━━ DATA BLOCK ━━

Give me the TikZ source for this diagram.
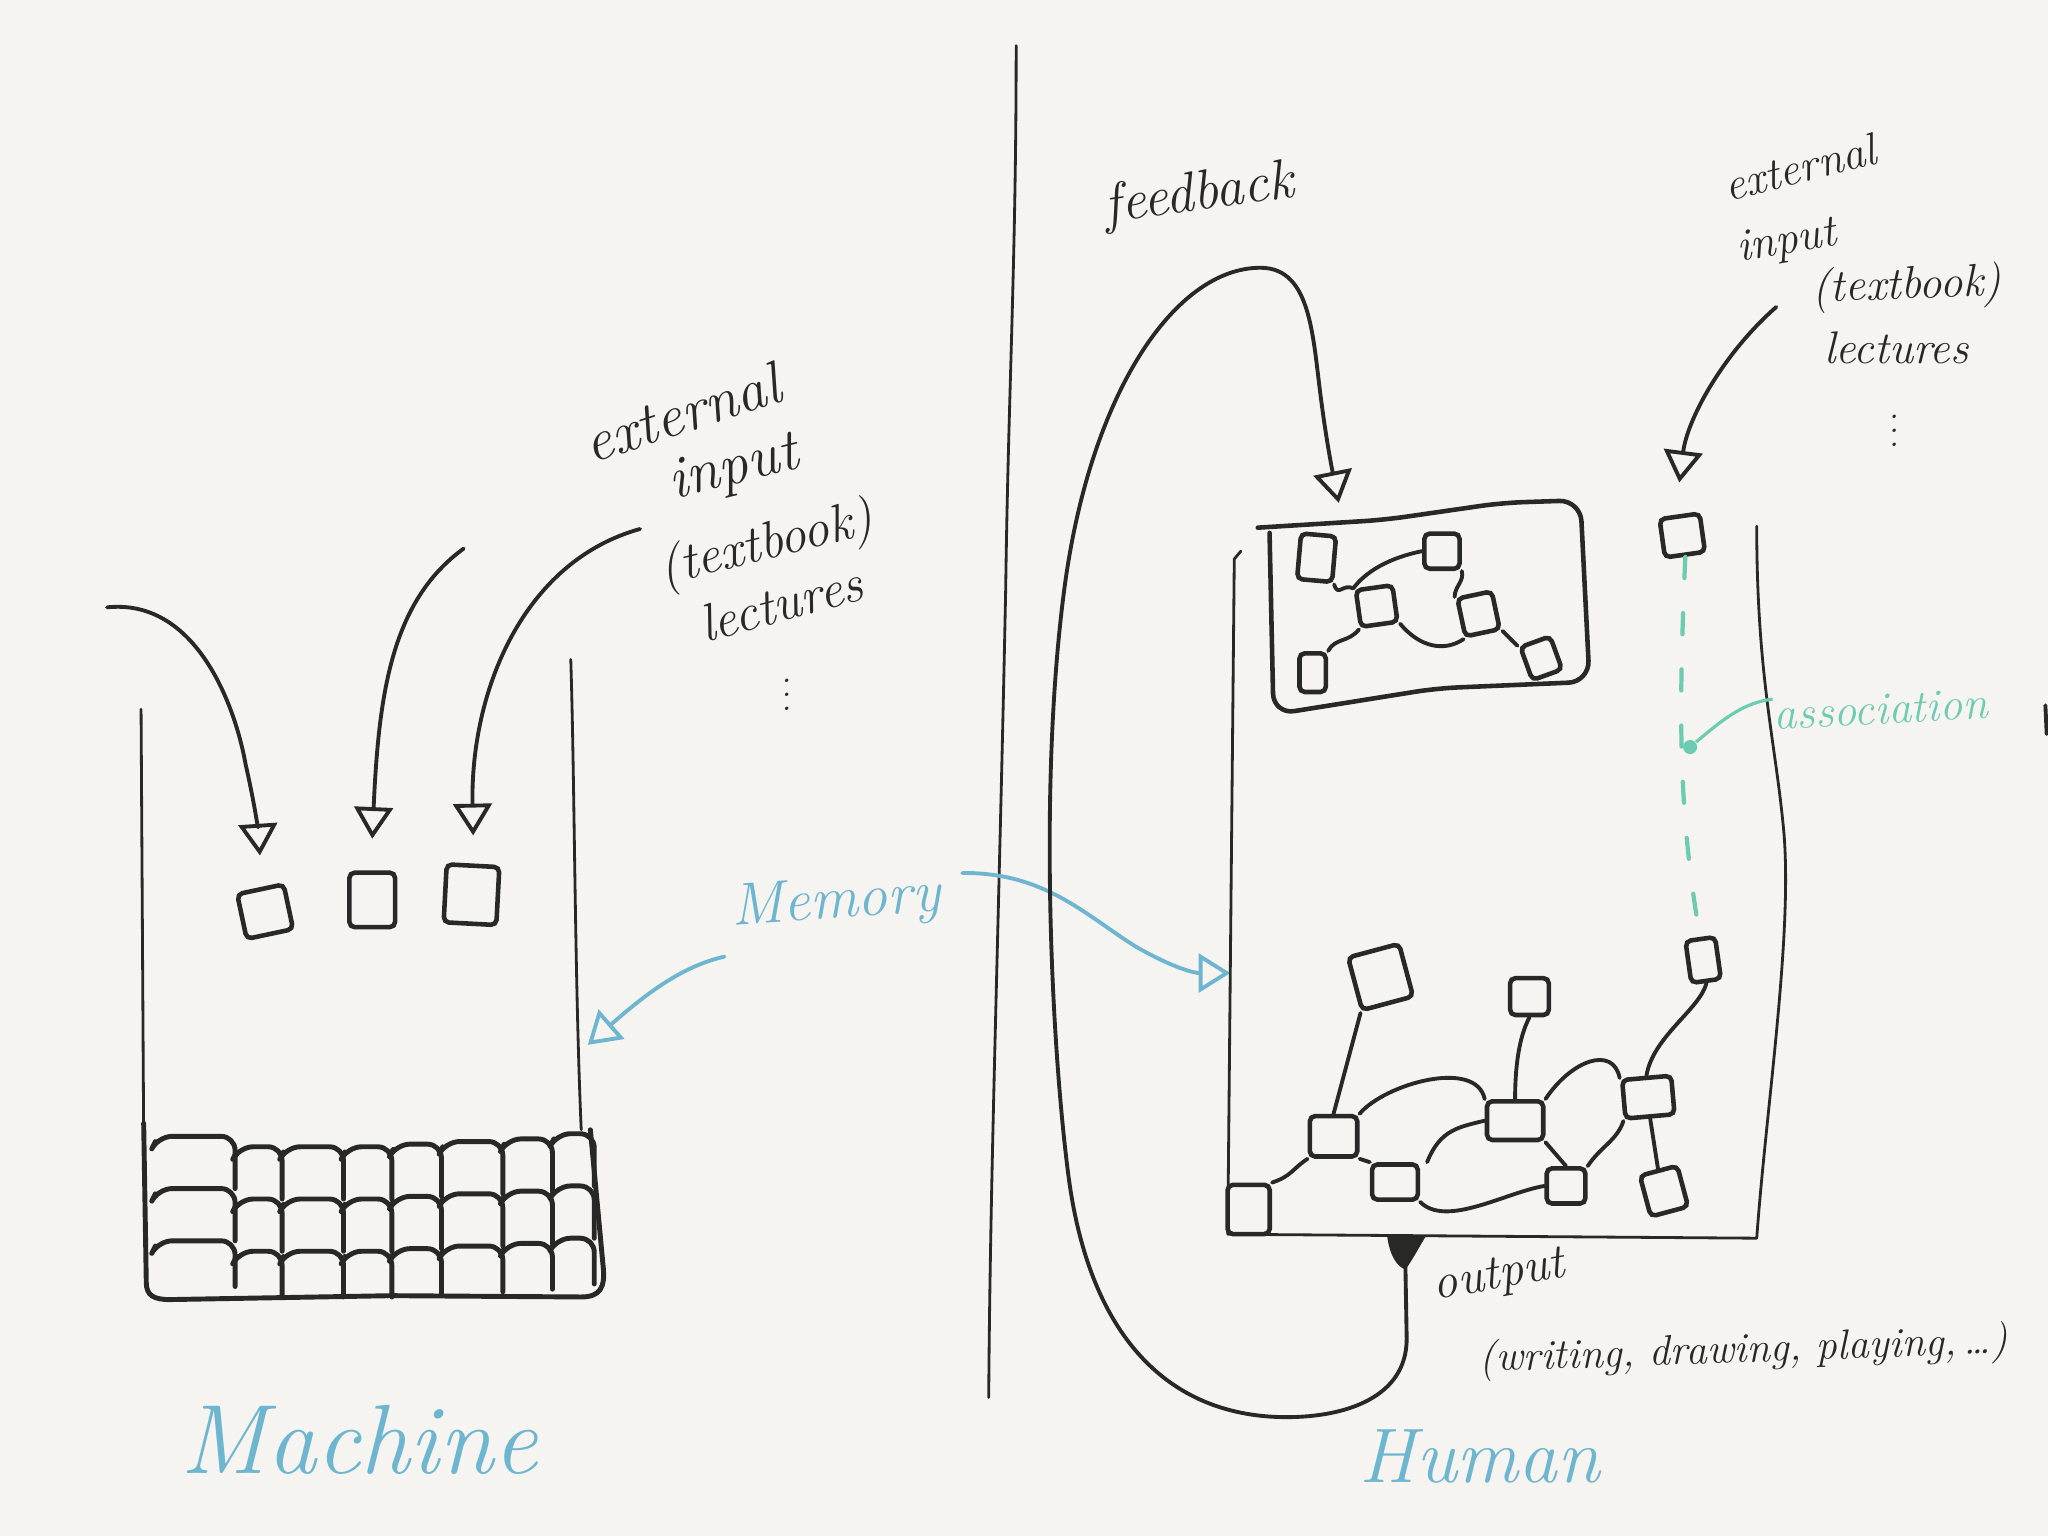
\documentclass[tikz,border=0pt]{standalone}
\usetikzlibrary{arrows.meta}
\definecolor{ink}{RGB}{40,40,38}
\definecolor{membl}{RGB}{110,182,207}
\definecolor{assoc}{RGB}{108,204,178}
\definecolor{paper}{RGB}{245,244,240}

\begin{document}
\begin{tikzpicture}[x=0.01306cm,y=-0.01306cm,
  wall/.style={draw=ink,line width=0.8pt,line cap=round,line join=round},
  pen/.style={draw=ink,line width=1.1pt,line cap=round,line join=round},
  sq/.style={draw=ink,line width=1.3pt,rounded corners=1.5pt,inner sep=0pt},
  tri/.style={-{Triangle[open,length=9pt,width=11pt,line width=1.1pt]}},
  blueln/.style={draw=membl,line width=1.1pt,line cap=round},
  hand/.style={text=ink,inner sep=0pt,font=\fontsize{#1}{#1}\selectfont\itshape},
  hand/.default=16]
\fill[paper] (0,0) rectangle (1568,1176);
\useasboundingbox (0,0) rectangle (1568,1176);

% divider
\draw[wall] (778,35) .. controls (778,200) and (772,300) .. (770,450) .. controls (765,700) and (758,900) .. (757,1070);

% ---- machine ----
\draw[wall] (108,543) -- (110,870);
\draw[wall] (437,505) .. controls (440,600) and (440,750) .. (445,865);
\draw[pen,line width=1.4pt] (110,860) -- (112,982) .. controls (112,992) and (118,995) .. (130,995)
  -- (300,992) -- (445,993) .. controls (460,993) and (463,985) .. (462,972) -- (452,865);
\foreach \xa/\xb/\t in {118/180/0,180/216/8,216/263/8,263/300/8,300/338/6,338/385/4,385/423/2,423/455/-2}
  \foreach \ya/\yb in {870/910,910/950,950/985}
    \draw[pen,line width=1.4pt,rounded corners=4pt] (\xa+1,\ya+\t+4) -- (\xa+3,\ya+\t) -- (\xb,\ya+\t) -- (\xb,\yb+\t);

\node[sq,minimum width=13.5pt,minimum height=13pt,rotate=12] (m1) at (203,698) {};
\node[sq,minimum width=13pt,minimum height=15.5pt] (m2) at (285,689) {};
\node[sq,minimum width=15pt,minimum height=16.5pt,rotate=-3] (m3) at (361,685) {};
\coordinate (src1) at (82,465);
\coordinate (src2) at (355,420);
\coordinate (src3) at (490,405);
\draw[pen,tri] (src1) .. controls (150,458) and (180,540) .. (188,585) .. controls (196,620) and (198,640) .. ([yshift=9pt]m1.north);
\draw[pen,tri] (src2) .. controls (300,460) and (290,530) .. ([yshift=9pt]m2.north);
\draw[pen,tri] (src3) .. controls (400,430) and (360,530) .. ([yshift=8pt]m3.north);

\node[hand=17,rotate=18] (ext1) at (522,316) {external};
\node[hand=17,rotate=14] (inp1) at (562,360) {input};
\node[hand=15,rotate=14] (tb1) at (587,418) {(textbook)};
\node[hand=15,rotate=15] (lec1) at (598,462) {lectures};
\node[hand=9] (dot1) at (602,524) {$\vdots$};

\node[hand=17,text=membl,rotate=4] (mem) at (640,692) {Memory};
\coordinate (mwall) at (450,800);
\coordinate (hwall) at (942,745);
\draw[blueln,tri] ([shift={(-6,14)}]mem.south west) .. controls (520,740) and (490,765) .. (mwall);
\draw[blueln,tri] ([shift={(16,-18)}]mem.east) .. controls (800,668) and (830,700) .. (870,725) .. controls (900,742) and (915,745) .. (hwall);

\node[hand=28,text=membl] (mach) at (275,1102) {Machine};

% ---- human ----
\draw[wall] (950,422) -- (945,428) -- (940,945) -- (1345,948) .. controls (1352,850) and (1372,720) .. (1366,640)
  .. controls (1360,570) and (1345,520) .. (1345,403);
\draw[pen,line width=1.3pt,rounded corners=6pt] (963,404) -- (1060,398) -- (1150,385) -- (1210,383) -- (1217,522)
  -- (1100,527) -- (975,547) -- (972,408);

\node[sq,minimum width=10pt,minimum height=13pt,rotate=-5] (A) at (1008,427) {};
\node[sq,minimum width=10pt,minimum height=10pt] (B) at (1104,422) {};
\node[sq,minimum width=10.5pt,minimum height=10.5pt,rotate=8] (C) at (1054,464) {};
\node[sq,minimum width=10pt,minimum height=11pt,rotate=12] (D) at (1132,470) {};
\node[sq,minimum width=7.5pt,minimum height=11pt] (E) at (1005,515) {};
\node[sq,minimum width=9pt,minimum height=10pt,rotate=20] (F) at (1180,504) {};
\draw[pen] (A.south east) .. controls +(3,10) and +(-8,-4) .. (C.north west);
\draw[pen] (C.north west) .. controls +(15,-20) and +(-10,2) .. (B.west);
\draw[pen] (B.south east) .. controls +(2,8) and +(0,-8) .. (D.north west);
\draw[pen] (C.south west) .. controls +(-8,10) and +(5,-10) .. (E.north east);
\draw[pen] (C.south east) .. controls +(15,18) and +(-15,10) .. (D.south west);
\draw[pen] (D.south east) -- (F.north west);

\node[sq,minimum width=15pt,minimum height=15.5pt,rotate=15] (G) at (1057,748) {};
\node[sq,minimum width=11pt,minimum height=10.5pt] (H) at (1171,763) {};
\node[sq,minimum width=8.5pt,minimum height=12pt,rotate=8] (I) at (1304,735) {};
\node[sq,minimum width=13.5pt,minimum height=11.5pt] (J) at (1021,870) {};
\node[sq,minimum width=13pt,minimum height=10pt] (K) at (1068,905) {};
\node[sq,minimum width=16pt,minimum height=11pt] (L) at (1160,858) {};
\node[sq,minimum width=14pt,minimum height=11pt,rotate=5] (M) at (1262,840) {};
\node[sq,minimum width=11pt,minimum height=10pt] (N) at (1199,908) {};
\node[sq,minimum width=11pt,minimum height=12pt,rotate=15] (O) at (1274,912) {};
\node[sq,minimum width=12pt,minimum height=14pt] (P) at (956,926) {};
\draw[pen] (P.north east) .. controls +(15,-5) and +(-12,8) .. (J.south west);
\draw[pen] (J.north) -- (G.south west);
\draw[pen] (J.north east) .. controls (1060,830) and (1130,810) .. (L.north west);
\draw[pen] (J.south east) -- (K.north west);
\draw[pen] ([xshift=2pt]K.north east) .. controls +(10,-25) and +(-20,5) .. (L.west);
\draw[pen] (L.north) .. controls +(0,-25) and +(-8,15) .. (H.south);
\draw[pen] (L.south east) -- (N.north);
\draw[pen] (K.south east) .. controls +(20,20) and +(-30,5) .. (N.west);
\draw[pen] (L.north east) .. controls +(20,-30) and +(-5,-25) .. (M.north west);
\draw[pen] (M.north) .. controls +(5,-30) and +(-5,20) .. (I.south);
\draw[pen] (M.south) -- (O.north);
\draw[pen] (N.north east) .. controls +(10,-15) and +(-5,15) .. (M.south west);

% output and feedback loop
\fill[ink] (1062,946) .. controls (1064,962) and (1070,970) .. (1076,972) .. controls (1082,964) and (1088,952) .. (1092,946) -- cycle;
\coordinate (out) at (1076,968);
\coordinate (fbtip) at (1025,385);
\draw[pen,tri] (out) -- (1077,1025) .. controls (1077,1070) and (1030,1085) .. (985,1085)
  .. controls (900,1085) and (835,1030) .. (818,900) .. controls (805,800) and (795,600) .. (815,450)
  .. controls (835,300) and (900,205) .. (965,205) .. controls (1005,205) and (1005,260) .. (1012,310)
  .. controls (1016,340) and (1020,360) .. (fbtip);
\node[hand=16,rotate=8] (fb) at (918,150) {feedback};

\node[sq,minimum width=11.5pt,minimum height=11pt,rotate=8] (Q) at (1288,410) {};
\coordinate (src4) at (1360,235);
\draw[pen,tri] (src4) .. controls (1320,270) and (1292,320) .. ([yshift=9pt]Q.north);
\node[hand=13,rotate=14] (ext2) at (1378,128) {external};
\node[hand=13,rotate=10] (inp2) at (1368,186) {input};
\node[hand=13,rotate=2] (tb2) at (1460,220) {(textbook)};
\node[hand=13] (lec2) at (1452,266) {lectures};
\node[hand=9] (dot2) at (1450,322) {$\vdots$};

\draw[assoc,line width=1.2pt,line cap=round,dash pattern=on 6pt off 10pt] (Q.south) .. controls (1285,550) and (1285,620) .. (I.north);
\node[fill=assoc,circle,inner sep=0pt,minimum size=4pt] (adot) at (1294,572) {};
\node[hand=13,text=assoc,rotate=3] (asc) at (1440,543) {association};
\draw[assoc,line width=0.9pt] (adot) .. controls (1320,550) and (1335,538) .. (asc.north west);

\node[hand=14,rotate=10] (outl) at (1148,978) {output};
\node[hand=12,rotate=2] (outd) at (1335,1035) {(writing, drawing, playing,\,\dots)};
\node[hand=22,text=membl] (hum) at (1133,1115) {Human};

\draw[pen] (1566,540) -- (1567,562);
\end{tikzpicture}
\end{document}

━━━

STATED TASK.
Skip the pictures, please, and transcribe only the lines from the beginning of the material through the one that contains "(758,900) .. (757,1070);".

THE OUTPUT.
Give me the TikZ source for this diagram.
\documentclass[tikz,border=0pt]{standalone}
\usetikzlibrary{arrows.meta}
\definecolor{ink}{RGB}{40,40,38}
\definecolor{membl}{RGB}{110,182,207}
\definecolor{assoc}{RGB}{108,204,178}
\definecolor{paper}{RGB}{245,244,240}

\begin{document}
\begin{tikzpicture}[x=0.01306cm,y=-0.01306cm,
  wall/.style={draw=ink,line width=0.8pt,line cap=round,line join=round},
  pen/.style={draw=ink,line width=1.1pt,line cap=round,line join=round},
  sq/.style={draw=ink,line width=1.3pt,rounded corners=1.5pt,inner sep=0pt},
  tri/.style={-{Triangle[open,length=9pt,width=11pt,line width=1.1pt]}},
  blueln/.style={draw=membl,line width=1.1pt,line cap=round},
  hand/.style={text=ink,inner sep=0pt,font=\fontsize{#1}{#1}\selectfont\itshape},
  hand/.default=16]
\fill[paper] (0,0) rectangle (1568,1176);
\useasboundingbox (0,0) rectangle (1568,1176);

% divider
\draw[wall] (778,35) .. controls (778,200) and (772,300) .. (770,450) .. controls (765,700) and (758,900) .. (757,1070);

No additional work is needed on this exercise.